::: Data :::

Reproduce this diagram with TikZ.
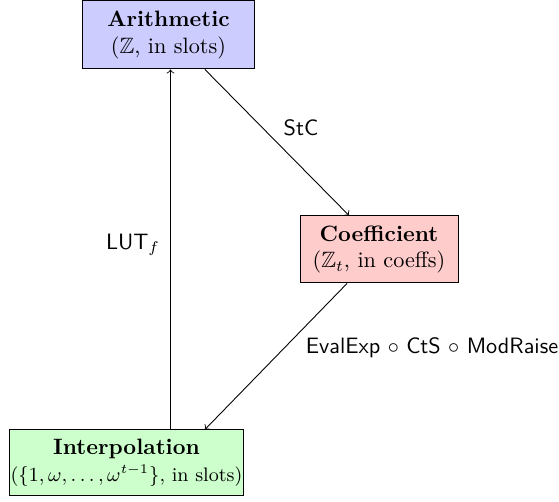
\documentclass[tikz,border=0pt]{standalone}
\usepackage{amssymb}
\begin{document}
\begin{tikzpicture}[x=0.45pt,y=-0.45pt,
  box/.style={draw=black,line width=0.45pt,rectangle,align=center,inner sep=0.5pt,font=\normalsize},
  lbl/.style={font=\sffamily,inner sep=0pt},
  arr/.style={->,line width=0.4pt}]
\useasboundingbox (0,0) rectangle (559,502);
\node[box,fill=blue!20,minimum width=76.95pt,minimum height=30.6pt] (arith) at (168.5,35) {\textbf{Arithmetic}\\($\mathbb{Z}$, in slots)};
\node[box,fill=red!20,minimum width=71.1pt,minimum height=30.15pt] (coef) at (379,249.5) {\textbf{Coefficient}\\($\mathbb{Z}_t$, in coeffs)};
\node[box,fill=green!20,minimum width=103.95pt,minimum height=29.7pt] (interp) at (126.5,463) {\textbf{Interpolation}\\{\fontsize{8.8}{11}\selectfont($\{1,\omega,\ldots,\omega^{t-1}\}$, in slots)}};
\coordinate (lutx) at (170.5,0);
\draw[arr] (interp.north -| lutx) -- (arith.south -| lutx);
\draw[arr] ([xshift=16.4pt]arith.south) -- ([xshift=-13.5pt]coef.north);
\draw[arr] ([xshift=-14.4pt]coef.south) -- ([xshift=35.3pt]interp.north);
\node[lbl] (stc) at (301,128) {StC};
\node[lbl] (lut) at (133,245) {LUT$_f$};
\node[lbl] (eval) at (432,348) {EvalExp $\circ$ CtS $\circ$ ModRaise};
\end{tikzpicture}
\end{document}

:::

### Instruction
Give the data again exactly as written, with all pictures left out.

### Output of the task
Reproduce this diagram with TikZ.
\documentclass[tikz,border=0pt]{standalone}
\usepackage{amssymb}
\begin{document}
\begin{tikzpicture}[x=0.45pt,y=-0.45pt,
  box/.style={draw=black,line width=0.45pt,rectangle,align=center,inner sep=0.5pt,font=\normalsize},
  lbl/.style={font=\sffamily,inner sep=0pt},
  arr/.style={->,line width=0.4pt}]
\useasboundingbox (0,0) rectangle (559,502);
\node[box,fill=blue!20,minimum width=76.95pt,minimum height=30.6pt] (arith) at (168.5,35) {\textbf{Arithmetic}\\($\mathbb{Z}$, in slots)};
\node[box,fill=red!20,minimum width=71.1pt,minimum height=30.15pt] (coef) at (379,249.5) {\textbf{Coefficient}\\($\mathbb{Z}_t$, in coeffs)};
\node[box,fill=green!20,minimum width=103.95pt,minimum height=29.7pt] (interp) at (126.5,463) {\textbf{Interpolation}\\{\fontsize{8.8}{11}\selectfont($\{1,\omega,\ldots,\omega^{t-1}\}$, in slots)}};
\coordinate (lutx) at (170.5,0);
\draw[arr] (interp.north -| lutx) -- (arith.south -| lutx);
\draw[arr] ([xshift=16.4pt]arith.south) -- ([xshift=-13.5pt]coef.north);
\draw[arr] ([xshift=-14.4pt]coef.south) -- ([xshift=35.3pt]interp.north);
\node[lbl] (stc) at (301,128) {StC};
\node[lbl] (lut) at (133,245) {LUT$_f$};
\node[lbl] (eval) at (432,348) {EvalExp $\circ$ CtS $\circ$ ModRaise};
\end{tikzpicture}
\end{document}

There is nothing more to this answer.